The four-page complaint against Hayden — which was signed by Hann and five fellow Republican senators — comprises two distinct issues.
The first part, based principally on a report in the Star Tribune, alleges that Hayden failed to disclose a conflict of interest and “misused his influence” when he lobbied on behalf of Community Standards Initiative , a nonprofit group that aims to close the achievement gap between white and minority students in north Minneapolis.
Specifically, the complaint states that Hayden and Sen. Bobby Jo Champion, DFL-Minneapolis threatened to withhold state aid from the Minneapolis School District if the board didn’t approve a $375,000 contract with CSI. Previously, Hayden and Champion had helped secure state grants for CSI, which has come under intense criticism for failing to meet the basic benchmarks established in its contracts with the school district.
The second complaint centers on Hayden’s former role as a board member of Community Action of Minneapolis, an anti-poverty group that offers assistance on such services as home weatherization.
A withering audit from the Department of Health and Human Services found that the CAM’s executive director, Bill Davis, misspent approximately $800,000 in public money on perks that included airfare to the Bahamas and Florida golf outings and charged that the organization grossly exceeded the permissible spending on administrative costs.
The audit also expressly criticized CAM’s board of directors for failing in their oversight duties.
In the wake of those disclosures, Hayden resigned from the board, following the suit of Congressman Keith Ellison, who was also a board member. Hayden and Ellison have said they were unaware of the alleged financial improprieties because they had assigned alternates to serve on their behalf.
Schultz, who called the CAM “a textbook example of how not to run a nonprofit,” said that defense might not matter.
“As a board member, you have a duty of loyalty, care and obedience. You’re acting as a fiduciary in the best interest of the organization and you have a real legal duty to do your homework. State law says that,” said Schultz.
“Was Hayden derelict in that he didn’t take his role seriously as a board member? Yeah, I think so. So was Keith Ellison, so was the entire board. They were all terribly derelict,” Schultz said. “Should he have known better? I think so. But I’m not sure you can say this is a singular breach of ethics on the part of Hayden.”

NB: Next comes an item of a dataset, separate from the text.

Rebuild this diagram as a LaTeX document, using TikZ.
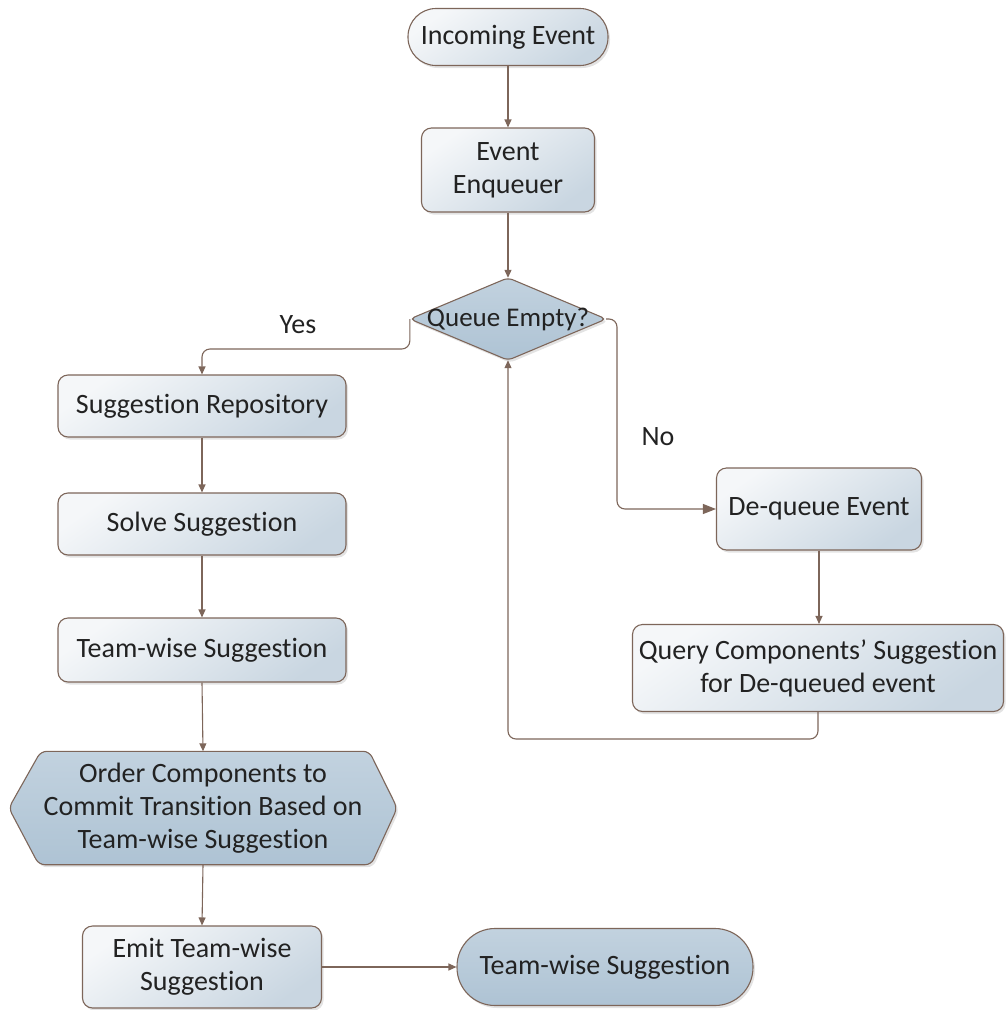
\documentclass[tikz,border=0pt]{standalone}
\usepackage{fontspec}
\setmainfont{Carlito}[Ligatures={NoCommon,NoRequired,NoContextual,NoRare},RawFeature={-clig}]
\usetikzlibrary{arrows.meta,shadows,backgrounds}
\definecolor{edgebrown}{HTML}{7D665A}
\definecolor{lightA}{HTML}{F5F7F9}
\definecolor{lightB}{HTML}{C9D6E1}
\definecolor{darkA}{HTML}{C2D2DF}
\definecolor{darkB}{HTML}{AEC3D4}
\definecolor{txt}{HTML}{222222}
\tikzset{
  base/.style={draw=edgebrown, line width=1.1pt, text=txt, align=center, inner sep=0pt,
    drop shadow={opacity=0.22, shadow xshift=2pt, shadow yshift=-2.5pt}},
  lightbox/.style={base, rounded corners=10pt, top color=lightA, bottom color=lightB, shading angle=35},
  darkshape/.style={base, top color=darkA, bottom color=darkB},
  holder/.style={draw=none, fill=none, text=txt, align=center, inner sep=0pt},
  lbl/.style={text=txt, inner sep=0pt},
  conn/.style={draw=edgebrown, line width=1.1pt, rounded corners=8pt, -{Triangle[length=8pt,width=7pt]}},
  bigconn/.style={conn, -{Triangle[length=13pt,width=10pt]}},
}
\begin{document}
\begin{tikzpicture}[x=1pt,y=-1pt,font=\fontsize{28}{33}\selectfont]
\useasboundingbox (0,0) rectangle (1005,1010);
% nodes
\node[base, top color=lightA, bottom color=lightB, shading angle=35, rounded corners=28pt,
      minimum width=200pt, minimum height=57pt] (inc) at (508,37) {Incoming Event};
\node[lightbox, minimum width=173pt, minimum height=84pt] (enq) at (508,170) {Event\\Enqueuer};
\node[holder, minimum width=196pt, minimum height=82pt, font=\fontsize{27}{32}\selectfont] (qe) at (508,319) {Queue Empty?};
\node[lightbox, minimum width=288pt, minimum height=62pt] (repo) at (202,406) {Suggestion Repository};
\node[lightbox, minimum width=288pt, minimum height=62pt] (solve) at (202,524) {Solve Suggestion};
\node[lightbox, minimum width=288pt, minimum height=64pt] (team) at (202,650) {Team-wise Suggestion};
\node[holder, minimum width=388pt, minimum height=113pt] (hex) at (203,808)
  {Order Components to\\Commit Transition Based on\\Team-wise Suggestion};
\node[lightbox, minimum width=239pt, minimum height=82pt] (emit) at (202,967) {Emit Team-wise\\Suggestion};
\node[darkshape, rounded corners=38pt, minimum width=296pt, minimum height=77pt] (term) at (605,967) {Team-wise Suggestion};
\node[lightbox, minimum width=205pt, minimum height=82pt] (deq) at (819,509) {De-queue Event};
\node[lightbox, minimum width=371pt, minimum height=87pt] (query) at (818,668)
  {Query Components’ Suggestion\\for De-queued event};
% background shapes for diamond and hexagon
\begin{scope}[on background layer]
\path[darkshape, rounded corners=5pt] (qe.west) -- (qe.north) -- (qe.east) -- (qe.south) -- cycle;
\path[darkshape, rounded corners=6pt] (hex.west) -- ([xshift=32pt]hex.north west) -- ([xshift=-28pt]hex.north east)
  -- (hex.east) -- ([xshift=-26pt]hex.south east) -- ([xshift=30pt]hex.south west) -- cycle;
\end{scope}
% labels
\node[lbl] (yes) at (298,325) {Yes};
\node[lbl] (no) at (658,437) {No};
% bend coordinates
\coordinate (ybend) at (202,349);
\coordinate (nbend) at (617,319);
\coordinate (lbend) at (660,739);
% connectors
\draw[conn] (inc.south) -- (enq.north);
\draw[conn] (enq.south) -- (qe.north);
\draw[conn] (qe.west) |- (ybend) -- (repo.north);
\draw[bigconn] (qe.east) -- (nbend) |- (deq.west);
\draw[conn] (deq.south) -- (deq.south |- query.north);
\draw[conn] (query.south) |- (lbend) -| (qe.south);
\draw[conn] (repo.south) -- (solve.north);
\draw[conn] (solve.south) -- (team.north);
\draw[conn] (team.south) -- (hex.north);
\draw[conn] (hex.south) -- (emit.north);
\draw[conn] (emit.east) -- (term.west);
\end{tikzpicture}
\end{document}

Regardless of the outcome of the ethics case, Schultz said, Hayden and the fellow members of the board could be subject to civil litigation in the event that the state tries to recoup the allegedly misappropriated grant monies.
He said the apparent abuses at CAM also point to a much larger problem: the lax oversight of publicly funded nonprofits. “If we’re going to be dispensing billions of dollars to nonprofits every biennium, we need better audits and controls,” he said. “As it is, we have horrible oversight.”